As you can see I have my work cut out for me. Even typing the full titles of the non fiction books makes me a bit weak in the knees. However, I’m intrigued and excited to get started. I’ll also have to amend my list soon as 2019’s winners are announced. Then 2020, and so on.
And that, my friends, is how a habit grows its wings.
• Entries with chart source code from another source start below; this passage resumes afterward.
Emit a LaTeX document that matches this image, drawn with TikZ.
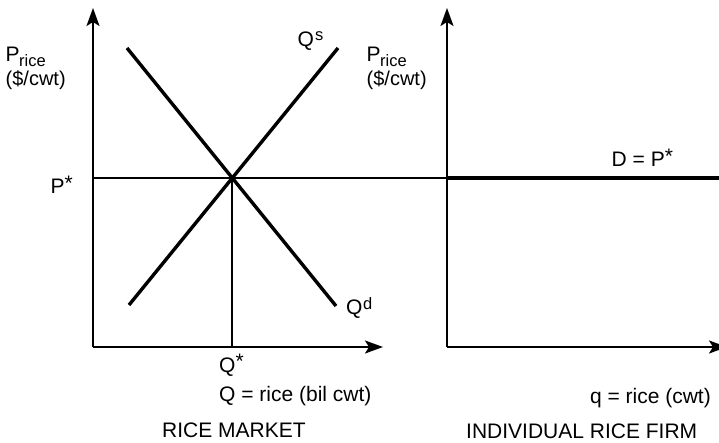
\documentclass[tikz,border=0pt]{standalone}
\usepackage{fontspec}
\setmainfont{Liberation Sans}
\usetikzlibrary{arrows.meta}
\newcommand{\mystar}{\raisebox{0.18em}{*}}
\begin{document}
\begin{tikzpicture}[x=1pt,y=-1pt,
  lbl/.style={inner sep=0pt,anchor=base west,font=\fontsize{21}{24}\selectfont},
  unit/.style={inner sep=0pt,anchor=base west,font=\fontsize{20}{23}\selectfont},
  sml/.style={inner sep=0pt,anchor=base west,font=\fontsize{16.5}{19}\selectfont},
  axis/.style={line width=2pt,-{Stealth[length=18pt,width=13pt,inset=4pt]}},
  curve/.style={line width=3.4pt},
  thin/.style={line width=1.5pt},
  thick/.style={line width=3.2pt}]
\useasboundingbox (0,0) rectangle (719,443);
% coordinates
\coordinate (O1) at (93,347);
\coordinate (Y1) at (93,8);
\coordinate (X1) at (383,347);
\coordinate (O2) at (447,347);
\coordinate (Y2) at (447,8);
\coordinate (X2) at (727,347);
\coordinate (Pl) at (93,178);
\coordinate (E) at (232,178);
\coordinate (F) at (447,178);
\coordinate (Pr) at (719,178);
\coordinate (Qb) at (232,347);
\coordinate (D1) at (127,48);
\coordinate (D2) at (336,306);
\coordinate (S1) at (129,305);
\coordinate (S2) at (338,48);
% lines
\draw[thin] (Pl) -- (F);
\draw[thick] (F) -- (Pr);
\draw[thin] (E) -- (Qb);
\draw[curve] (D1) -- (D2);
\draw[curve] (S1) -- (S2);
\draw[axis] (O1) -- (Y1);
\draw[axis] (O1) -- (X1);
\draw[axis] (O2) -- (Y2);
\draw[axis] (O2) -- (X2);
% labels
\node[lbl] (pl) at (5.5,62) {P};
\node[sml] (pls) at (19,67) {rice};
\node[unit] (plu) at (5.5,85.5) {(\$/cwt)};
\node[lbl] (pr) at (366.5,62) {P};
\node[sml] (prs) at (380,67) {rice};
\node[unit] (pru) at (366.5,85.5) {(\$/cwt)};
\node[lbl] (qs) at (297.5,47) {Q};
\node[sml] (qss) at (315,41) {s};
\node[lbl] (ps) at (50.5,194) {P\mystar};
\node[lbl] (qd) at (346,314) {Q};
\node[sml] (qdd) at (363,309) {d};
\node[lbl] (qst) at (219,372) {Q\mystar};
\node[lbl] (qax) at (219,401) {Q = rice (bil cwt)};
\node[lbl] (rm) at (162,437) {RICE MARKET};
\node[lbl,anchor=base east] (qf) at (711,403) {q = rice (cwt)};
\node[lbl] (irf) at (466,438) {INDIVIDUAL RICE FIRM};
\node[lbl] (dp) at (611.5,167) {D = P\mystar};
\end{tikzpicture}
\end{document}
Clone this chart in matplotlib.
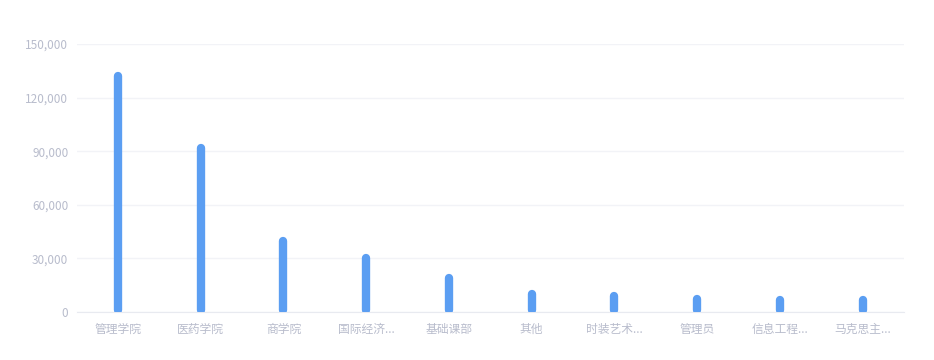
import matplotlib
matplotlib.use("Agg")
import matplotlib.pyplot as plt
from matplotlib.ticker import FuncFormatter

plt.rcParams['font.family'] = ['Noto Sans CJK SC', 'DejaVu Sans']

# Data
categories = ['管理学院', '医药学院', '商学院', '国际经济...', '基础课部',
              '其他', '时装艺术...', '管理员', '信息工程...', '马克思主...']
values = [132000, 92000, 39800, 30500, 19000, 10000, 9000, 7500, 7000, 6500]
yticks = [0, 30000, 60000, 90000, 120000, 150000]

bar_color = '#5B9EF2'
text_color = '#B8BCCC'

fig = plt.figure(figsize=(9.34, 3.6), dpi=100)
ax = fig.add_axes([0.082, 0.1333, 0.886, 0.7445])

x = list(range(len(categories)))
# each bar is a thick line with round caps
start = 1200
for xi, v in zip(x, values):
    ax.plot([xi, xi], [start, v], color=bar_color, linewidth=6,
            solid_capstyle='round', zorder=3)

ax.set_xlim(-0.5, len(categories) - 0.5)
ax.set_ylim(0, 150000)
ax.set_yticks(yticks)
ax.yaxis.set_major_formatter(FuncFormatter(lambda v, p: f'{int(v):,}'))
ax.set_xticks(x)
ax.set_xticklabels(categories)

ax.grid(axis='y', color='#F2F3F7', linewidth=1, zorder=0)
for s in ['top', 'right', 'left']:
    ax.spines[s].set_visible(False)
ax.spines['bottom'].set_color('#E8EAF0')
ax.tick_params(axis='both', length=0, colors=text_color, labelsize=8.5)
ax.tick_params(axis='y', pad=6)
ax.tick_params(axis='x', pad=8)

fig.savefig('out.png', dpi=100)
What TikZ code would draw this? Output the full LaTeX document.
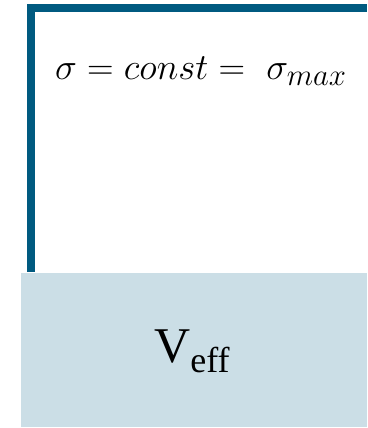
\documentclass[tikz,border=0pt]{standalone}
\usepackage{graphicx}
\usepackage{fontspec}
\newfontfamily\serifb{Liberation Serif}
\definecolor{darkblue}{HTML}{005A80}
\definecolor{lightblue}{HTML}{CBDEE6}
\tikzset{
  bracket/.style={draw=darkblue, line width=8.3pt, line join=miter},
  panel/.style={fill=lightblue, draw=none},
  formula/.style={inner sep=0pt, anchor=base},
  label/.style={inner sep=0pt, anchor=base}
}
\begin{document}
\begin{tikzpicture}[x=1pt,y=1pt]
\useasboundingbox (0,0) rectangle (367,428);
\coordinate (bstart) at (30.85,156);
\coordinate (bcorner) at (30.85,420);
\coordinate (bend) at (367,420);
\draw[bracket] (bstart) -- (bcorner) -- (bend);
\fill[panel] (21,1) rectangle (367,155.3);
\node[formula] (f) at (201,348) {\fontsize{24.88}{30}\selectfont\scalebox{1.48}{$\sigma = const =\ \sigma_{max}$}};
\node[label] (v) at (192,65) {\serifb\fontsize{50}{56}\selectfont V\raisebox{-10pt}{\fontsize{36}{40}\selectfont eff}};
\end{tikzpicture}
\end{document}
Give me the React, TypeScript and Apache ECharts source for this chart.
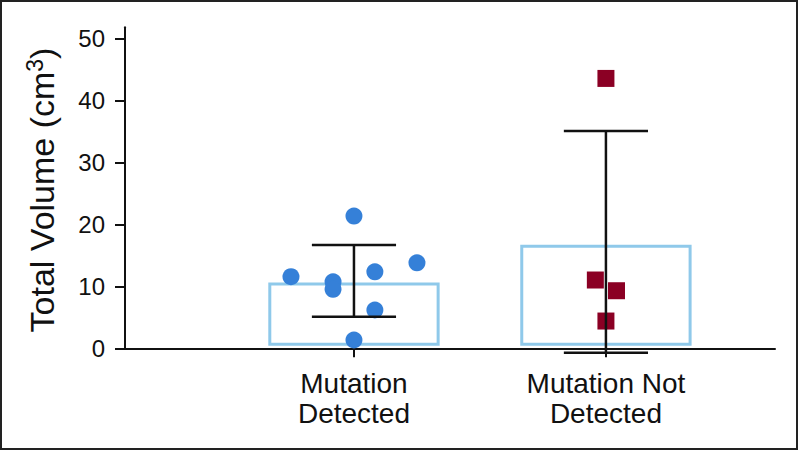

I have read 13 of the fiction and 9 of the non!!! Good luck!!! Can’t wait to see your thoughts!!!
Jeannine Thigpen says
I remember a towheaded, young woman bellied up to the bar at the Grey Moose in Ogden, Utah…with a book in her hand. Or carrying laundry from the car to her apartment…with a book in her other hand. That, indeed, is always how I remember you…with a book in your hand. This challenge is interesting and I made a similar, yet unfulfilled, vow to “read more of the classics.” Can you believe I haven’t read “Moby Dick?” Uncultured swine! After working as a 911 Dispatcher for almost 15 years, my mind was so conditioned to multitask that reading became a struggle, then an anxiety attack and I had to set it aside for years as focusing on one page just became impossible. Since my career change I am happy to say that I have started to read again and have finished 4 whole books in just 3 months!! Fantasy, medieval stuff, but books none the less. I am looking forward to the results of your mission and I am inspired to continue on my journey as well.